One woman tells her story about how as a teenager, she was one of hundreds of gymnasts assaulted by trusted and renowned medical doctor Larry Nasser. Other survivors speak to how pole dancing and exploring sensual movement has helped them to redefine their ownership of their bodies after it was seemingly taken from them by their assaults. One woman says pole dance and sensual movement feels like a release, a letting-go. Others say it feels like the dance embodies them, like something they live in.
For me, pole dancing feels like flying. Sometimes I almost am, as I sweep my body upside down around the pole. I love the sound of my friends gasping with fear when I do a new trick. I love the way my hair lifts behind me when I spin really fast and how it feels like jumping off the edge of a cliff. I love the feeling of my breath and heart in my throat when I perform a drop split.
For others, pole dance is about sensual movement, a way to reconceptualize what desire, strength and body acceptance feel like when the male gaze (what many people think of when they think of pole dancing) is not present or considered.

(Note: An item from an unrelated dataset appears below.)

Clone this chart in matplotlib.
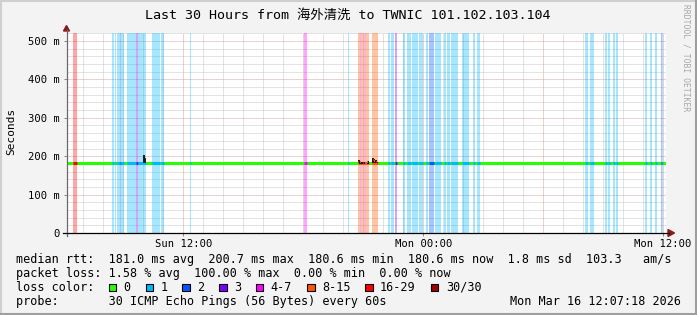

After graduating from law school and becoming an attorney, I worked in tech, ran a private law practice and now run three pole studios. At each of my studios, I’ve met so many people who come to heal from something; body image challenges, sexual assault, a general sense of their bodies not belonging to them.
Pole dancing uses the sensuality and strength inherent in the movement practice ― which was largely developed by strippers, though they are generally not given due credit ― as a way to reclaim autonomy over our bodies. In the five years I’ve run and built these studios and the communities inside them, I’ve come to understand that so many people ― not just women ― hold sexual shame as a kind of skeleton in their proverbial closets.
So many people have written to tell me about their experiences with shame; sex work shame, assault shame, rape shame, religious shame. So many people, so many shades of shame ― and so few spaces to explore sensuality in a way that is unashamed, unapologetic, and for one’s own pleasure and self-exploration.
Pole dance communities are havens around the world. The studios offer safe places for what the rest of the world seemingly doesn’t: the discovery of one’s sensuality and sexuality, which is a natural and necessary component of people’s identities that, for most, is left largely unexplored. “Strip Down, Rise Up” takes viewers along on a few of those journeys.